The dryandra moth (Carthaea saturnioides) is a species of moth that is considered to be the sole member of the family Carthaeidae. Its closest relatives are the Saturniidae and it bears a resemblance to many species of that family, bearing prominent eyespots on all wings. The common name is derived from the Dryandra shrubs of the genus Banksia, on which the larva of this species feed, and is hence restricted to the south-west of Western Australia where these shrubs grow. Other Grevillea shrubs may also be used as host plants.

==Description==
The larva (caterpillar) of this species is grey on the dorsal side, and yellow on the ventral side. Along the prolegs there is a line of clear markings, as well as markings in the form of an eye, following the line of spiracles. In the adult, each wing presents a large eyespot.

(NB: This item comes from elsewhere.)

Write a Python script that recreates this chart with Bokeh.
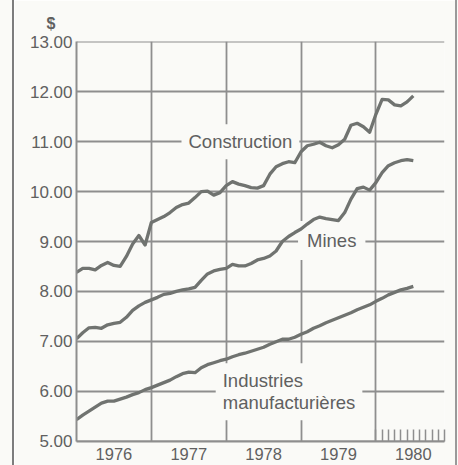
import numpy as np
import pandas as pd
from bokeh.plotting import figure
from bokeh.models import FixedTicker, Label, Range1d, Div
from bokeh.layouts import row
from bokeh.embed import file_html
from bokeh.resources import INLINE

# Monthly average hourly earnings (dollars), Jan 1976 - Jul 1980
months = pd.date_range("1976-01-01", periods=55, freq="MS")

construction = [8.38, 8.46, 8.46, 8.43, 8.52, 8.58, 8.52, 8.50, 8.70, 8.95, 9.12, 8.93,
                9.38, 9.44, 9.50, 9.58, 9.68, 9.74, 9.77, 9.88, 10.00, 10.01, 9.93, 9.98,
                10.12, 10.20, 10.15, 10.12, 10.08, 10.07, 10.12, 10.35, 10.50, 10.56, 10.60, 10.58,
                10.80, 10.92, 10.95, 10.99, 10.92, 10.88, 10.94, 11.05, 11.33, 11.37, 11.30, 11.19,
                11.55, 11.85, 11.84, 11.74, 11.72, 11.80, 11.92]

mines = [7.05, 7.17, 7.27, 7.28, 7.26, 7.33, 7.36, 7.38, 7.48, 7.62, 7.71, 7.78,
         7.83, 7.88, 7.94, 7.96, 8.00, 8.03, 8.05, 8.08, 8.22, 8.35, 8.41, 8.44,
         8.46, 8.54, 8.51, 8.51, 8.56, 8.63, 8.66, 8.71, 8.81, 9.00, 9.10, 9.18,
         9.25, 9.35, 9.44, 9.49, 9.46, 9.44, 9.42, 9.58, 9.85, 10.06, 10.09, 10.03,
         10.18, 10.38, 10.52, 10.58, 10.62, 10.64, 10.62]

industries = [5.43, 5.52, 5.60, 5.68, 5.76, 5.80, 5.80, 5.84, 5.88, 5.93, 5.97, 6.03,
              6.07, 6.12, 6.17, 6.22, 6.29, 6.35, 6.38, 6.37, 6.47, 6.53, 6.57, 6.61,
              6.64, 6.69, 6.73, 6.76, 6.80, 6.84, 6.88, 6.94, 6.99, 7.04, 7.04, 7.08,
              7.14, 7.19, 7.26, 7.31, 7.37, 7.42, 7.47, 7.52, 7.57, 7.63, 7.68, 7.73,
              7.80, 7.86, 7.93, 7.98, 8.03, 8.06, 8.10]

years = [1976, 1977, 1978, 1979, 1980]
year_labels = ["1976", "1977", "1978", "1979", "1980"]
y_ticks = [5, 6, 7, 8, 9, 10, 11, 12, 13]
y_tick_labels = ["5.00", "6.00", "7.00", "8.00", "9.00", "10.00", "11.00", "12.00", "13.00"]
months_1980 = pd.date_range("1980-01-01", periods=12, freq="MS")

def dec_year(d):
    return d.year + (d.month - 1) / 12.0

t = [dec_year(d) for d in months]

BG = "#fafaf7"
GRID = "#8e8e8e"
LINE = "#707370"
TXT = "#606060"
FONT = "Liberation Sans"

p = figure(width=441, height=465, output_backend="svg", toolbar_location=None,
           x_range=Range1d(1976, 1980 + 11 / 12), y_range=Range1d(4.99, 13.01),
           min_border_left=62, min_border_right=11, min_border_top=41, min_border_bottom=24)
p.background_fill_color = BG
p.border_fill_color = BG
p.outline_line_color = None

# unit label "$" as title, shifted left of the frame
p.title.text = "$"
p.title.align = "left"
p.title.offset = -30
p.title.standoff = 20
p.title.text_font = FONT
p.title.text_font_size = "16px"
p.title.text_color = TXT
p.title.text_font_style = "bold"

# axes
p.xaxis.ticker = FixedTicker(ticks=[y + 0.5 for y in years],
                             minor_ticks=[dec_year(d) for d in months_1980])
p.xaxis.major_label_overrides = {y + 0.5: lab for y, lab in zip(years, year_labels)}
p.xaxis.major_tick_in = 0
p.xaxis.major_tick_out = 0
p.xaxis.minor_tick_in = 12
p.xaxis.minor_tick_out = 0
p.xaxis.minor_tick_line_color = GRID
p.xaxis.minor_tick_line_width = 1.5
p.xaxis.major_label_standoff = 6

p.yaxis.ticker = FixedTicker(ticks=y_ticks)
p.yaxis.major_label_overrides = {v: lab for v, lab in zip(y_ticks, y_tick_labels)}
p.yaxis.major_tick_in = 0
p.yaxis.major_tick_out = 0
p.yaxis.minor_tick_line_color = None
p.yaxis.major_label_standoff = 4

for ax in (p.xaxis, p.yaxis):
    ax.axis_line_color = GRID
    ax.axis_line_width = 2
    ax.major_label_text_font = FONT
    ax.major_label_text_color = TXT
    ax.major_label_text_font_size = "17px"
p.xaxis.major_label_text_font_size = "16.5px"

p.xgrid.ticker = FixedTicker(ticks=years[1:])
p.xgrid.grid_line_color = GRID
p.xgrid.grid_line_width = 1.8
p.ygrid.grid_line_color = GRID
p.ygrid.grid_line_width = 1.8

# series
for series in (construction, mines, industries):
    p.line(t, series, line_color=LINE, line_width=3.3, line_join="round")

# series labels: their background interrupts the grid but not the curves
lab_kw = dict(text_font=FONT, text_color=TXT, text_font_size="18.5px",
              background_fill_color=BG, level="underlay")
p.add_layout(Label(x=1978.19, y=11.0, text="Construction", text_align="center",
                   text_baseline="middle", padding=7, **lab_kw))
p.add_layout(Label(x=1979.41, y=9.02, text="Mines", text_align="center",
                   text_baseline="middle", padding=9, **lab_kw))
p.add_layout(Label(x=1977.86, y=6.56, text="Industries\nmanufacturières", text_align="left",
                   text_baseline="top", text_line_height=1.05, padding=7, **lab_kw))

# page frame lines
left_edge = Div(width=14, height=465, margin=0,
                styles={"box-sizing": "border-box", "border-right": "2px solid #7d7d7d",
                        "background-color": BG})
right_edge = Div(width=3, height=465, margin=0,
                 styles={"box-sizing": "border-box", "border-left": "2px solid #9a9a9a",
                         "background-color": BG})

layout = row(left_edge, p, right_edge, spacing=0)
open("out.html", "w").write(file_html(layout, INLINE))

The eyespots on the hindwings are distinct, whereas the eyespots on the forewings are smaller and often duller. These eyespots are visible on both sides of the wing. The apex and outer margin of the forewing are darker than the basal region. The wing venation is similar to that of the Saturniidae. The wingspan ranges from 80 to 100 mm.

==Behaviour==
The larvae are diurnal, whereas the adults fly only at night, from October to December. When disturbed, adult moths tend to lower the head and abdomen, bringing the forewings forward to expose the large spots on the hindwings, which oscillate from side to side, giving the aggressor the impression that it is being watched by two large eyes (such as an owl), in an attempt to cause the aggressor to refrain from attacking.